Markov’s inequality holds for exponential random variables and provides a valid upper bound for tail probabilities. However:

  • The bound is often loose, as seen here (\( 0.334 \) is much larger than the true tail probability \( 0.05 \)).

  • The inequality is more useful for providing rough estimates or when only the mean of the distribution is known.

import numpy as np

# Parameters
alpha = 0.05
lambda_param = 1

# Number of simulations
num_samples = 10**6

# Generate exponential random samples
samples = np.random.exponential(1/lambda_param, num_samples)
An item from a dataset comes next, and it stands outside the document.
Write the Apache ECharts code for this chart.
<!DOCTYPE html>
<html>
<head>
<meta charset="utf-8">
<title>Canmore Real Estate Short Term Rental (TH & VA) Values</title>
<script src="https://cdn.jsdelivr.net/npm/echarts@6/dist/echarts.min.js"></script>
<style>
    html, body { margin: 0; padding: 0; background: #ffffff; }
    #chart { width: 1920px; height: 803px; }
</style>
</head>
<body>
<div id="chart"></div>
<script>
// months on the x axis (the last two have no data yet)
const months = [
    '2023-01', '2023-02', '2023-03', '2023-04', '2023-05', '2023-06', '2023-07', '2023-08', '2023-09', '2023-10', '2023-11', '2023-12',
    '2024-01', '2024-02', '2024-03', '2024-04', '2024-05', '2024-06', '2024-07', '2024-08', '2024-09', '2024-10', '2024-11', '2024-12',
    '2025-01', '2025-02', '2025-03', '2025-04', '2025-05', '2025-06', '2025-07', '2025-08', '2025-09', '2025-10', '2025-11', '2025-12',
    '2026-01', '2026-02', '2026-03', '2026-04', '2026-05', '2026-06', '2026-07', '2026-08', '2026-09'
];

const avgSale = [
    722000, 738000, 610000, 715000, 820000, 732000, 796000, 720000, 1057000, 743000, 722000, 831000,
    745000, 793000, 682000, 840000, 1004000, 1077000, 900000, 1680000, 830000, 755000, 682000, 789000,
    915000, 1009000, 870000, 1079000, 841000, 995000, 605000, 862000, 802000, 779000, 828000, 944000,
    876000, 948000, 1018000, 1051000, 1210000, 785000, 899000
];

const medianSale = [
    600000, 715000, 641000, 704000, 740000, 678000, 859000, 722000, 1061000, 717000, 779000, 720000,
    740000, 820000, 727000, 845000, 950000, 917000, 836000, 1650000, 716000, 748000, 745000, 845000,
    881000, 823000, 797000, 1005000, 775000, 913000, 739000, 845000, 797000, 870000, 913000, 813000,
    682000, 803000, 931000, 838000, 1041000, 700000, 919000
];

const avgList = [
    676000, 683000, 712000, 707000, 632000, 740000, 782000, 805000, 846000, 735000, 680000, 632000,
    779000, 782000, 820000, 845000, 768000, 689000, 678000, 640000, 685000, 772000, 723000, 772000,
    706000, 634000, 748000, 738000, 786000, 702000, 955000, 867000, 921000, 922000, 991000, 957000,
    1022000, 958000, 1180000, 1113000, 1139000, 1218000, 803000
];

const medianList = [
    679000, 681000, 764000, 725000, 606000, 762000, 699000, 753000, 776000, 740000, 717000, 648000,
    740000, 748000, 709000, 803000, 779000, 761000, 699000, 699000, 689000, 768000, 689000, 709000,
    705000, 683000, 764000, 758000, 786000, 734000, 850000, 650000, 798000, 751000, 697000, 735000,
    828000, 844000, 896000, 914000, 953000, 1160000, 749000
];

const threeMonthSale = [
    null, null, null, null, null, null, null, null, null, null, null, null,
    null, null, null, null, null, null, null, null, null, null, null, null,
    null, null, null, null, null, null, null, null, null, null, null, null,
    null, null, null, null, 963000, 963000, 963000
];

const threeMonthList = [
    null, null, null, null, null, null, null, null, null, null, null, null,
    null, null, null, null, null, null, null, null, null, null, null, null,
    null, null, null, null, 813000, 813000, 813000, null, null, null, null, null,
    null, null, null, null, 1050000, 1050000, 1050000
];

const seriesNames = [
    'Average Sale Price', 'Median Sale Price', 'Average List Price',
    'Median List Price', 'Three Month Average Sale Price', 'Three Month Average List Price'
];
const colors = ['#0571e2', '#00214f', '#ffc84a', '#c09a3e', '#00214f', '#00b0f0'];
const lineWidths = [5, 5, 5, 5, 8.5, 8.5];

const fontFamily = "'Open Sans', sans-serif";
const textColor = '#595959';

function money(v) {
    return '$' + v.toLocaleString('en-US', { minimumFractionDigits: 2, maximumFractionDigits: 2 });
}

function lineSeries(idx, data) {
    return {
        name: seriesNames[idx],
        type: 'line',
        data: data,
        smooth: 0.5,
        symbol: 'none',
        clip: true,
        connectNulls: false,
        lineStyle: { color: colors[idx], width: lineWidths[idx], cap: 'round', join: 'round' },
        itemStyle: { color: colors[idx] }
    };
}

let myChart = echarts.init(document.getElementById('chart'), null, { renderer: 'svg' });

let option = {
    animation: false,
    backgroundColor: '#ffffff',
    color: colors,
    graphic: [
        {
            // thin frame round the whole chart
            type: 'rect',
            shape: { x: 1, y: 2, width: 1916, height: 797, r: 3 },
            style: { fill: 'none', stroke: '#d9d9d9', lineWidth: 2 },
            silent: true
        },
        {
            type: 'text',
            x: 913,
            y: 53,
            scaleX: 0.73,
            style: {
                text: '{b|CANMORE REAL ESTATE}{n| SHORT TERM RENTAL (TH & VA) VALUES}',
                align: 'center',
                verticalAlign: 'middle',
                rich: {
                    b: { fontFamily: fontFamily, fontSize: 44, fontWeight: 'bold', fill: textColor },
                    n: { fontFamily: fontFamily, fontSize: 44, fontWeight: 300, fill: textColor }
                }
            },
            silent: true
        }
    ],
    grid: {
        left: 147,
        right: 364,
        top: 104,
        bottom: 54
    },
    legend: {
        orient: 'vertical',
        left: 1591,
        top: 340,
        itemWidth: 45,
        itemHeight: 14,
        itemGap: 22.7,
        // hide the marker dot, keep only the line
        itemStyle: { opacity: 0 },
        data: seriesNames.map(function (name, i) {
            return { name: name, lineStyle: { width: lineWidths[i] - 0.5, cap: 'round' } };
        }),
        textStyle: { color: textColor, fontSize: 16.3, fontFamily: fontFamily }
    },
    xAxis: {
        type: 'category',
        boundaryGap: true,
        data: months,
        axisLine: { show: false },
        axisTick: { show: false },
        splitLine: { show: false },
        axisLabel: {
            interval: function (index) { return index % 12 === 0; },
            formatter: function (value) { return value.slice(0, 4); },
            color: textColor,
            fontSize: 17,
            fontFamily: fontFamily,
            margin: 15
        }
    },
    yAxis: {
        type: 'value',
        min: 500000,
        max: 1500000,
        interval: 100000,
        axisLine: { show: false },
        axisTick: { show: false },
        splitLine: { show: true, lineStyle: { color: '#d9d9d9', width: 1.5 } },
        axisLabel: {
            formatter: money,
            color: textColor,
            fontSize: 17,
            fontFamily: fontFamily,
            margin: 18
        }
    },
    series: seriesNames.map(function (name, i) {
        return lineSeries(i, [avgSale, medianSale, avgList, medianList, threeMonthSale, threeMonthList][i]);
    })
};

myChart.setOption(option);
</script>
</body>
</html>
# Numerically compute z_alpha (critical value)
z_alpha_simulated = np.percentile(samples, 100 * (1 - alpha))

# Compute E[X]
expected_value = np.mean(samples)

# Compute the ratio E[X] / z_alpha
ratio = expected_value / z_alpha_simulated

# True tail probability at z_alpha
tail_probability = np.mean(samples >= z_alpha_simulated)

# Markov bound at z_alpha
markov_bound = expected_value / z_alpha_simulated

# Results
z_alpha_simulated, ratio, tail_probability, markov_bound
(2.994081024033943, 0.33372327249576017, 0.05, 0.33372327249576017)

Theorem: Chebyshev’s Inequality#

If \( X \) is a random variable with mean \( \mu_X \) and variance \( \sigma_X^2 \), the probability that \( X \) deviates from its mean by more than \( x_0 > 0 \) satisfies:

\[ \Pr(|X - \mu_X| \geq x_0) \leq \frac{\sigma_X^2}{x_0^2}. \]
  • Application: Chebyshev’s inequality provides a bound on tail probabilities based on the mean and variance of the RV. It is particularly useful for distributions with unknown shapes.
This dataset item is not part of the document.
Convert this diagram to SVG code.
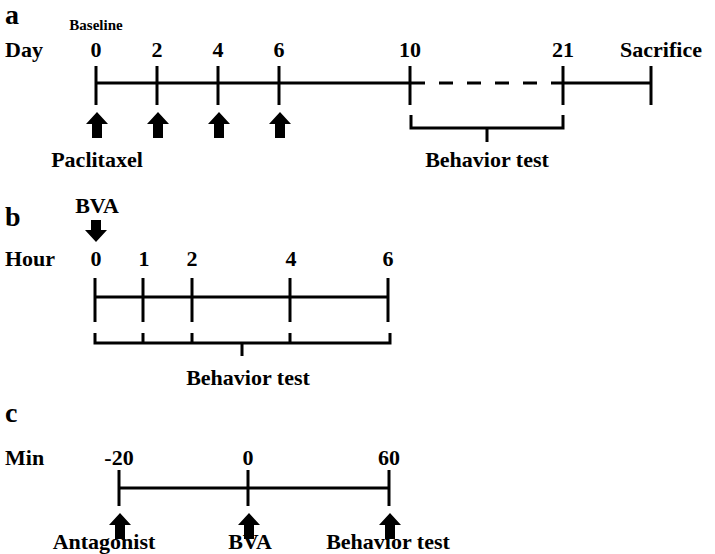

When direct computation is impractical, inequalities such as Markov’s and Chebyshev’s provide effective upper bounds, enabling insights into the behavior of the RV based on limited statistical information.

Chernoff Bound and#

Chernoff Bound
The Chernoff bound provides a powerful tool for bounding the tail probabilities of a random variable (RV) \( X \) using its moment generating function (MGF).

Theorem: Chernoff Bound#

If \( X \) is a random variable with moment generating function \( M_X(s) = \mathbb{E}[e^{sX}] \), then:

\[ \Pr(X \geq x_0) \leq \min_{s \geq 0} e^{-sx_0} M_X(s). \]

Key Points:

  • This inequality gives an upper bound on the probability that \( X \) exceeds a threshold \( x_0 \).

  • The bound is derived using the properties of the MGF, without requiring the explicit probability density function (PDF) of \( X \).
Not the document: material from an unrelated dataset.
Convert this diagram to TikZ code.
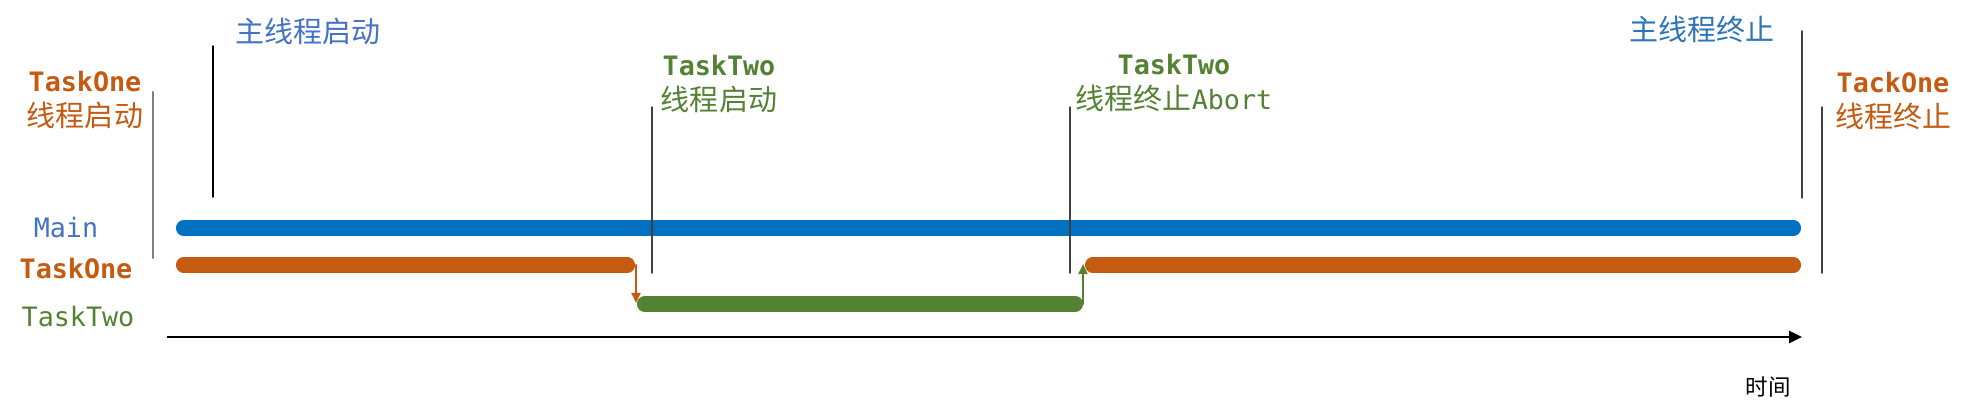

  • The minimization over \( s \geq 0 \) ensures the tightest possible bound.

Precise Tail Probability Expression#

Precise Expression for Tail Probability from the MGF If an exact computation of the tail probability \( \Pr(X \geq x_0) \) is required, it can be obtained directly from the MGF using the following integral representation:

Theorem: Exact Tail Probability from MGF#

For a random variable \( X \) with moment generating function \( M_X(u) \), the exact tail probability \( \Pr(X \geq x_0) \) is given by:

\[ \Pr(X \geq x_0) = \frac{1}{2\pi j} \int_{c-j\infty}^{c+j\infty} \frac{M_X(u)}{u} e^{-ux_0} \, du, \]

where:

  • \( c \) is chosen such that the contour of integration lies in the region of convergence of the MGF:

    • To the right of the origin (\( \Re(u) > 0 \)).

    • To the left of all singularities of \( M_X(u) \) in the right half-plane.

Comparison and Applications

  1. Chernoff Bound:

    • Provides a computationally simpler upper bound for tail probabilities.

    • Useful when the MGF is known and minimization over \( s \geq 0 \) is computationally feasible.

    • Less precise but faster to compute.

  2. Exact Tail Probability:

    • Offers a precise value for \( \Pr(X \geq x_0) \).

    • Requires evaluation of a complex integral along a vertical contour in the complex plane, which may be computationally intensive.